Kirov was at home preparing a report on the November plenum of the Central Committee, from which he had just returned. He was to deliver it to the aktiv of the Leningrad Party in the Tavride Palace that evening, and was not expected at the Smolny. However, he arrived there at about 4:00 P.M., and after speaking to his trusted aide, Leningrad’s Second Secretary Mikhail Chudov, and others, he walked on towards his own office just after 4:30.1 Nikolayev moved from a corner, shot him in the back with a Nagan revolver, and then collapsed beside him.

At the sound of the shot, Party officials came running along the corridor. They were astonished at the absence of guards. Even Kirov’s chief bodyguard, Borisov, who according to standing instructions should have been with him, was nowhere to be seen, though he had accompanied Kirov as far as the Smolny’s front door.

This killing has every right to be called the crime of the century. Over the next four years, hundreds of Soviet citizens, including the most prominent political leaders of the Revolution, were shot for direct responsibility for the assassination, and literally millions of others went to their deaths for complicity in one or another part of the vast conspiracy which allegedly lay behind it. Kirov’s death, in fact, was the keystone of the entire edifice of terror and suffering by which Stalin secured his grip on the Soviet peoples.

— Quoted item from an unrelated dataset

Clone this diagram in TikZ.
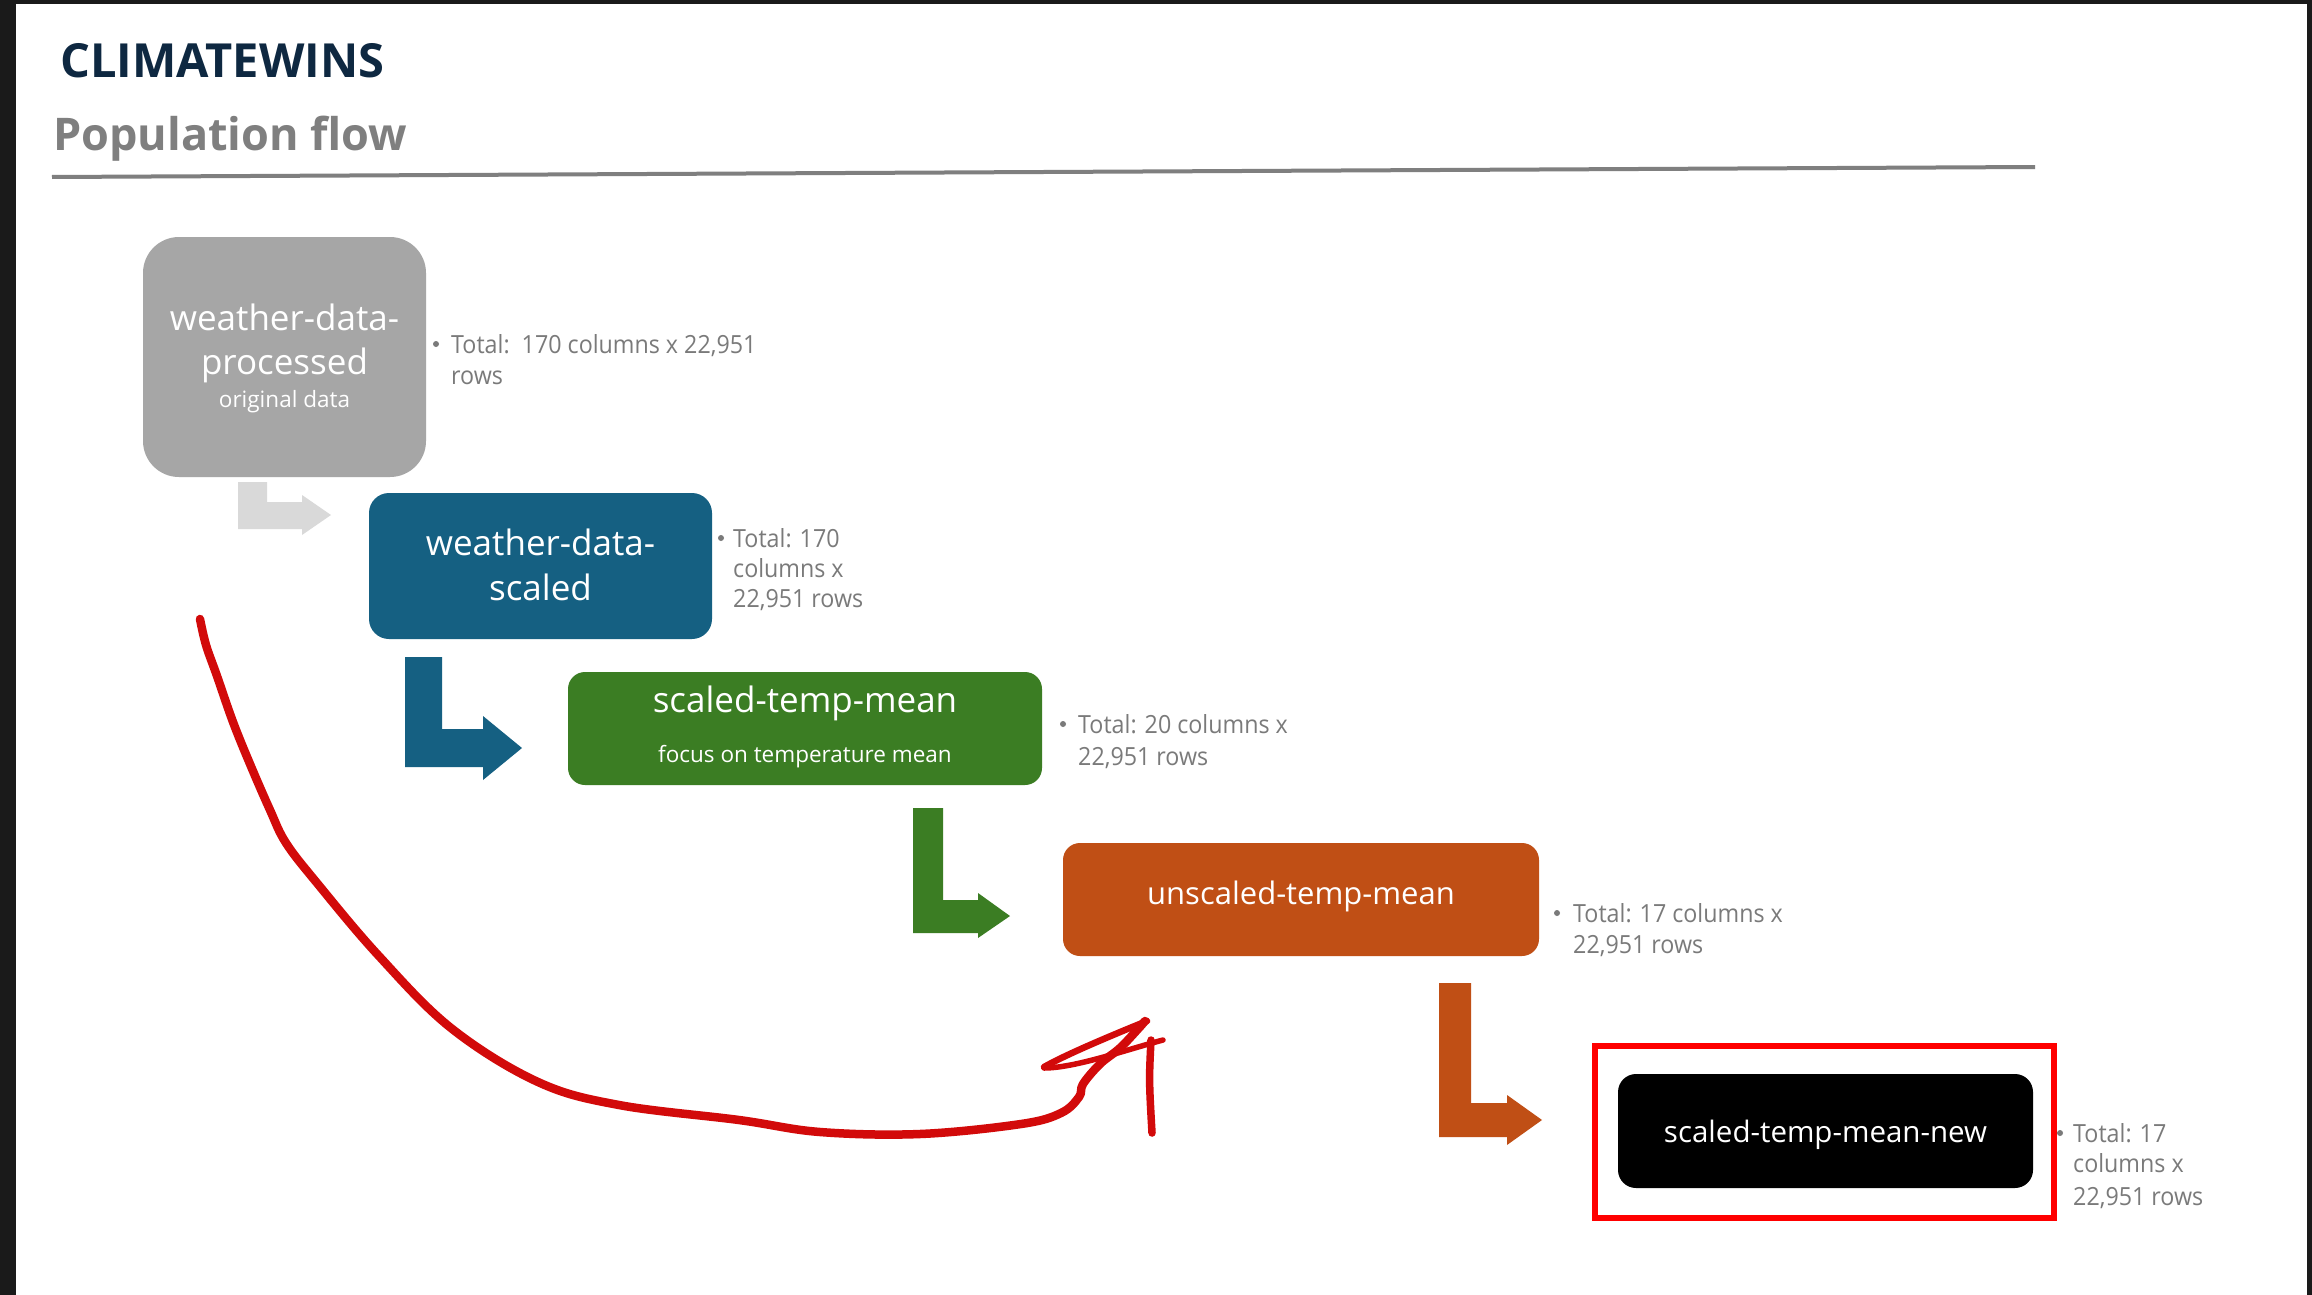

For a full account, based on the current state of our knowledge, readers are referred to my Stalin and the Kirov Murder, published early in 1989. The new information available since I wrote of the murder in The Great Terror validates the story then given in all points of substance, and I have had to amend it, there and here, only as to certain details.

Fairly sound accounts of the murder had been available in the West for many years. They lacked confirmation—indeed, they were hotly rejected—by Soviet sources. No full story of the Kirov murder has even now appeared in the Soviet Union; but strong hints have been given, details have been confirmed or amended, and statements have appeared which are incompatible with any version but the one long since published in the West by certain of Stalin’s enemies, and often previously rejected even here as coming from biased sources and, in any case, being beyond reasonable belief.

The truth is, indeed, beyond reasonable belief.

The first official Soviet line, accepted by many in the West, was that Nikolayev was a Zinovievite indirectly inspired by Zinoviev and Kamenev. Then, in 1936, the fallen leaders were accused of being directly involved, of having ordered the killing. Finally, in 1938, the Soviet view took the form it was to keep until 1956: Zinoviev and Kamenev, together with Trotsky, had ordered the assassination. It had been facilitated by Yagoda, head of the NKVD, who, as a Rightist under Yenukidze’s instructions, had ordered Zaporozhets the second-in-command of the Leningrad NKVD—to remove all obstacles to the assassin.

This change of line, which contained elements of truth, was evidently designed to mask or neutralize the real version, which began to circulate in the NKVD within weeks of the crime—that Nikolayev was an individual assassin, and Stalin had arranged his opportunity. There is no real doubt that it is the correct explanation; we can now reconstruct the details.

The problem Stalin faced in 1934 admitted of no political solution entirely satisfactory to him. But he saw one way out. It was extremely unorthodox. It shows more clearly than anything else the completeness of his lack of moral or other inhibitions. To kill Kirov would remove the immediate obstacle, and at the same time create an atmosphere of violence in which the enemies on to whom he shifted the blame for the murder could be wiped out without the sort of arguments he had encountered over Ryutin.